→ **REQUIRED TASK**: From the first line of the data down to and including the line with "import * as", copy everything exactly, leaving out pictures.

-.-.-

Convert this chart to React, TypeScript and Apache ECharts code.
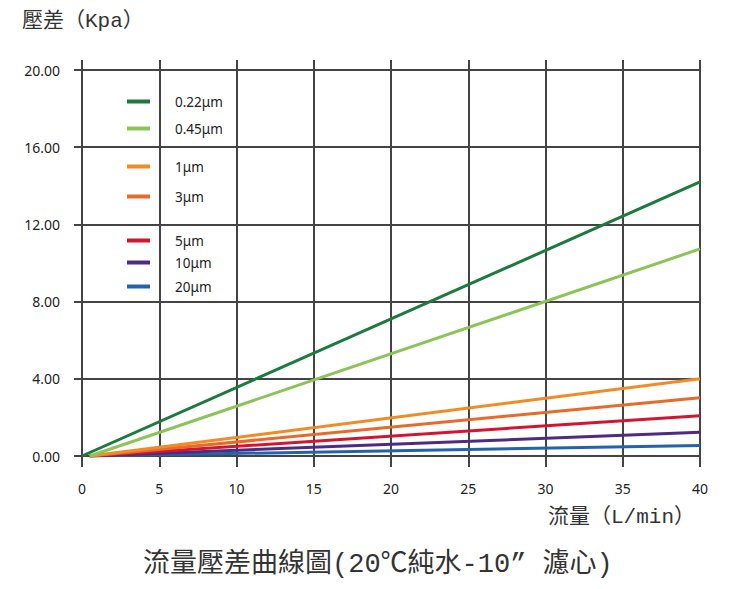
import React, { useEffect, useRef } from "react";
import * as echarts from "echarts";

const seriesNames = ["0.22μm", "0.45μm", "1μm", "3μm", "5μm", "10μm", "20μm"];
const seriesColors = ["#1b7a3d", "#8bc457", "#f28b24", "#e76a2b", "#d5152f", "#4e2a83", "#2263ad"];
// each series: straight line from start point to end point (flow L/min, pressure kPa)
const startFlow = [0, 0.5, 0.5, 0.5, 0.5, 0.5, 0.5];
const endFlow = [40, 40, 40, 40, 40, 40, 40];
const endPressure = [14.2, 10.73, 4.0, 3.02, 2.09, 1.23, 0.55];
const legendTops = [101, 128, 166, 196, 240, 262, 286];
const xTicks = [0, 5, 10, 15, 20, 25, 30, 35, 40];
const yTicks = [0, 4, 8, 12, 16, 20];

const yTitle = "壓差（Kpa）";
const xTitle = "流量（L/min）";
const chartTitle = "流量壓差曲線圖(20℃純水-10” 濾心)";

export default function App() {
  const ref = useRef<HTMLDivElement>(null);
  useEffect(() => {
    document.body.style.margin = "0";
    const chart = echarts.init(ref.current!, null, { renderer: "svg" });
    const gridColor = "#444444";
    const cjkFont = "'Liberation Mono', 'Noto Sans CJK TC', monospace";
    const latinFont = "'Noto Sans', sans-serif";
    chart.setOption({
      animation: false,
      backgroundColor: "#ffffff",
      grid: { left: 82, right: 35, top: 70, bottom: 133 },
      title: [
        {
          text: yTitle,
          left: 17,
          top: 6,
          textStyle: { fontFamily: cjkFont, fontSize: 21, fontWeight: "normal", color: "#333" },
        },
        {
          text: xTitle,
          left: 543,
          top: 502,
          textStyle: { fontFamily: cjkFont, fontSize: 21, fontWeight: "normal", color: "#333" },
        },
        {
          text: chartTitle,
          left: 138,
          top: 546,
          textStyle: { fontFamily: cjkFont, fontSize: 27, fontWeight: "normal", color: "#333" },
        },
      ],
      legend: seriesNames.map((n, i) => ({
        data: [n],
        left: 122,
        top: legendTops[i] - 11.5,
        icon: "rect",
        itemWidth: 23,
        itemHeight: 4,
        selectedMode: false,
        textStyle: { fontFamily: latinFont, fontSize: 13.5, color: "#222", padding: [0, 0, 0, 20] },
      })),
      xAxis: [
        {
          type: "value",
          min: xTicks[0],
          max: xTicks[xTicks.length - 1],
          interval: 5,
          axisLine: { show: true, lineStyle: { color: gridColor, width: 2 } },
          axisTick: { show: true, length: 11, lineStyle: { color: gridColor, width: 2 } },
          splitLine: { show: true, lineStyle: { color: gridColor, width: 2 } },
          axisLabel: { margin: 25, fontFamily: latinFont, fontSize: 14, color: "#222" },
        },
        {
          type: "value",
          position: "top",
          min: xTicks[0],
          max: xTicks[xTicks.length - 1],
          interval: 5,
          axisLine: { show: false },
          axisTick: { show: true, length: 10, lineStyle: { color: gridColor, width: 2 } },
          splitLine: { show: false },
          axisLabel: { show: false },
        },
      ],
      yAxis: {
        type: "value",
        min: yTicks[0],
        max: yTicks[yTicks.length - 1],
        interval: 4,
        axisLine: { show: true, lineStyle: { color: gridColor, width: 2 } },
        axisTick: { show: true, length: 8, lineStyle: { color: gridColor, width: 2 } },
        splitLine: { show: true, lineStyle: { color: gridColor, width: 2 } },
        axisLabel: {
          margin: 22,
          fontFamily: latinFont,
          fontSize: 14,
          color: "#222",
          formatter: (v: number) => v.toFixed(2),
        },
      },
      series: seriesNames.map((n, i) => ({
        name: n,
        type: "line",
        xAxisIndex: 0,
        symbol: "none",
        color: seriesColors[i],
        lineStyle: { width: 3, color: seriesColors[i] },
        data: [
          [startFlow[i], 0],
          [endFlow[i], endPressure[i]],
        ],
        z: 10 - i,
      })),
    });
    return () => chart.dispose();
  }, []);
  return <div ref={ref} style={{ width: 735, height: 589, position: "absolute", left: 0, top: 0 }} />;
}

-.-.-

→ **FULL RESPONSE**:
Convert this chart to React, TypeScript and Apache ECharts code.
import React, { useEffect, useRef } from "react";
import * as echarts from "echarts";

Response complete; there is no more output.